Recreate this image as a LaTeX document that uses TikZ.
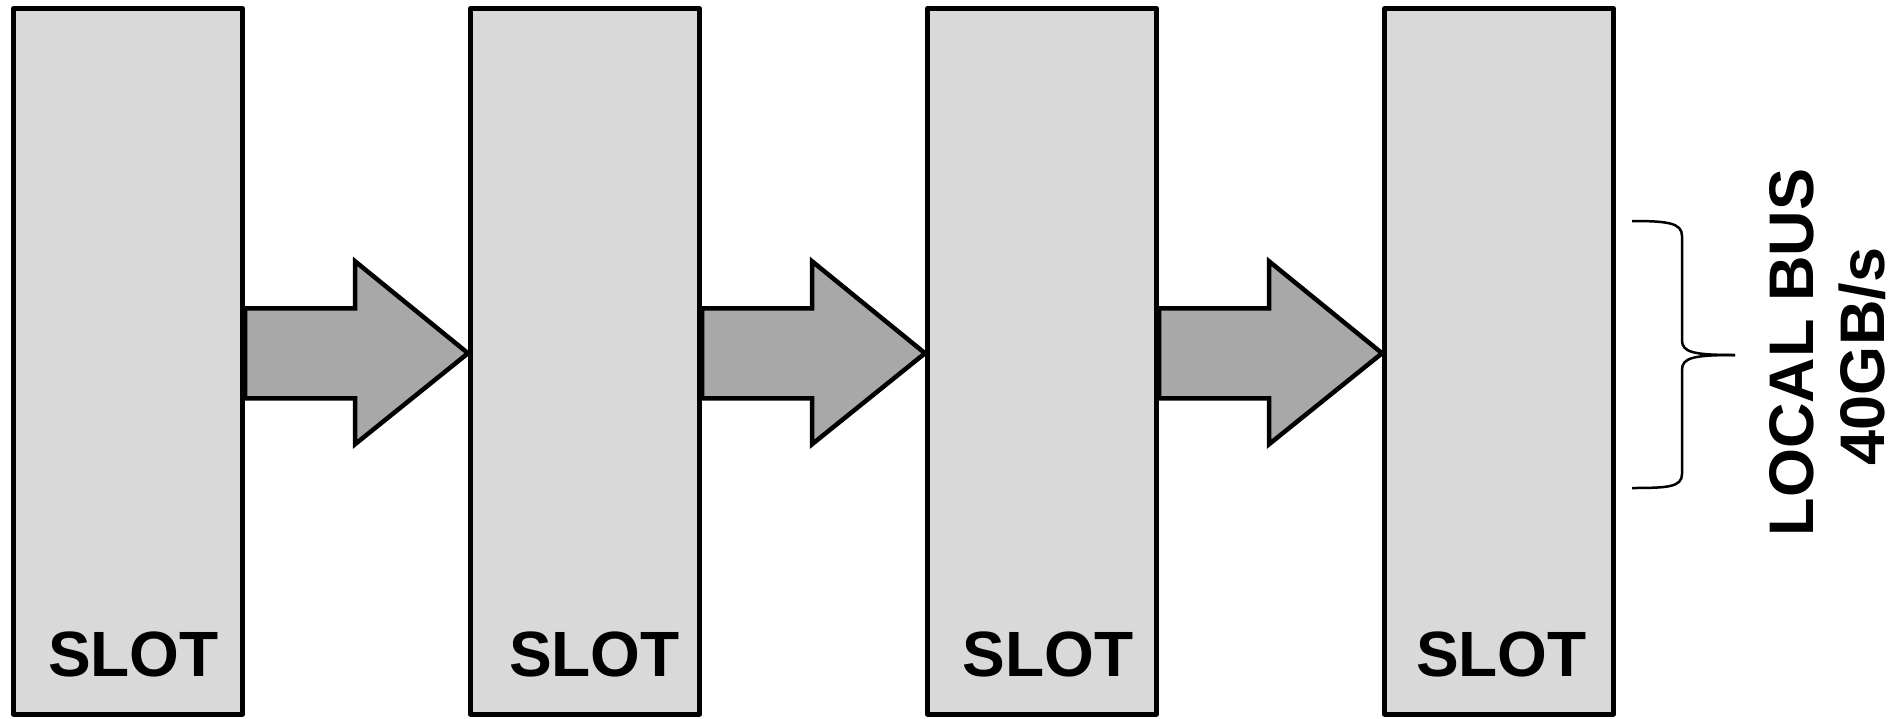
\documentclass[tikz,border=0pt]{standalone}
\usepackage{fontspec}
\setmainfont{Liberation Sans}
\usetikzlibrary{calc}
\definecolor{boxfill}{HTML}{D9D9D9}
\definecolor{arrowfill}{HTML}{A8A8A8}
\tikzset{
  slotbox/.style={draw=black, line width=5pt, fill=boxfill, rectangle, minimum width=229pt, minimum height=705.5pt, inner sep=0pt, line join=round},
  bigarrow/.style={draw=black, line width=4.5pt, fill=arrowfill, line join=miter},
  slotlabel/.style={font=\bfseries\fontsize{64}{70}\selectfont, anchor=base, inner sep=0pt},
  buslabel/.style={font=\bfseries\fontsize{63}{68}\selectfont, anchor=base, rotate=90, inner sep=0pt},
  bracestyle/.style={draw=black, line width=2.5pt}
}
\begin{document}
\begin{tikzpicture}[x=1pt,y=-1pt]
\useasboundingbox (0,0) rectangle (1898,718);
\node[slotbox] (b1) at (128,361.25) {};
\node[slotbox] (b2) at (585,361.25) {};
\node[slotbox] (b3) at (1042,361.25) {};
\node[slotbox] (b4) at (1499,361.25) {};
\foreach \i/\j in {1/2,2/3,3/4}{
  \draw[bigarrow] ($(b\i.east)+(0,-53)$) -- ($(b\j.west)+(-113,-53)$) -- ($(b\j.west)+(-113,-100)$)
    -- ($(b\j.west)+(0,-8)$) -- ($(b\j.west)+(-113,83)$) -- ($(b\j.west)+(-113,37)$)
    -- ($(b\i.east)+(0,37)$) -- cycle;
}
\node[slotlabel] (s1) at (133.5,676.7) {SLOT};
\node[slotlabel] (s2) at (594.5,676.7) {SLOT};
\node[slotlabel] (s3) at (1048,676.7) {SLOT};
\node[slotlabel] (s4) at (1501.5,676.7) {SLOT};
\coordinate (bt) at (1632,221);
\coordinate (bm) at (1735,355);
\coordinate (bb) at (1632,488);
\draw[bracestyle] (bt) .. controls (1668,221) and (1682,223) .. (1682,236) -- (1682,340)
  .. controls (1682,352) and (1692,355) .. (bm);
\draw[bracestyle] (bm) .. controls (1692,355) and (1682,358) .. (1682,370) -- (1682,474)
  .. controls (1682,487) and (1668,488) .. (bb);
\node[buslabel] (l1) at (1813,352.5) {LOCAL BUS};
\node[buslabel] (l2) at (1884,356.5) {40GB/s};
\end{tikzpicture}
\end{document}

# Exercise:
Retype each line of the listing above word for word. Exclude the pictures.

# Answer in full:
Recreate this image as a LaTeX document that uses TikZ.
\documentclass[tikz,border=0pt]{standalone}
\usepackage{fontspec}
\setmainfont{Liberation Sans}
\usetikzlibrary{calc}
\definecolor{boxfill}{HTML}{D9D9D9}
\definecolor{arrowfill}{HTML}{A8A8A8}
\tikzset{
  slotbox/.style={draw=black, line width=5pt, fill=boxfill, rectangle, minimum width=229pt, minimum height=705.5pt, inner sep=0pt, line join=round},
  bigarrow/.style={draw=black, line width=4.5pt, fill=arrowfill, line join=miter},
  slotlabel/.style={font=\bfseries\fontsize{64}{70}\selectfont, anchor=base, inner sep=0pt},
  buslabel/.style={font=\bfseries\fontsize{63}{68}\selectfont, anchor=base, rotate=90, inner sep=0pt},
  bracestyle/.style={draw=black, line width=2.5pt}
}
\begin{document}
\begin{tikzpicture}[x=1pt,y=-1pt]
\useasboundingbox (0,0) rectangle (1898,718);
\node[slotbox] (b1) at (128,361.25) {};
\node[slotbox] (b2) at (585,361.25) {};
\node[slotbox] (b3) at (1042,361.25) {};
\node[slotbox] (b4) at (1499,361.25) {};
\foreach \i/\j in {1/2,2/3,3/4}{
  \draw[bigarrow] ($(b\i.east)+(0,-53)$) -- ($(b\j.west)+(-113,-53)$) -- ($(b\j.west)+(-113,-100)$)
    -- ($(b\j.west)+(0,-8)$) -- ($(b\j.west)+(-113,83)$) -- ($(b\j.west)+(-113,37)$)
    -- ($(b\i.east)+(0,37)$) -- cycle;
}
\node[slotlabel] (s1) at (133.5,676.7) {SLOT};
\node[slotlabel] (s2) at (594.5,676.7) {SLOT};
\node[slotlabel] (s3) at (1048,676.7) {SLOT};
\node[slotlabel] (s4) at (1501.5,676.7) {SLOT};
\coordinate (bt) at (1632,221);
\coordinate (bm) at (1735,355);
\coordinate (bb) at (1632,488);
\draw[bracestyle] (bt) .. controls (1668,221) and (1682,223) .. (1682,236) -- (1682,340)
  .. controls (1682,352) and (1692,355) .. (bm);
\draw[bracestyle] (bm) .. controls (1692,355) and (1682,358) .. (1682,370) -- (1682,474)
  .. controls (1682,487) and (1668,488) .. (bb);
\node[buslabel] (l1) at (1813,352.5) {LOCAL BUS};
\node[buslabel] (l2) at (1884,356.5) {40GB/s};
\end{tikzpicture}
\end{document}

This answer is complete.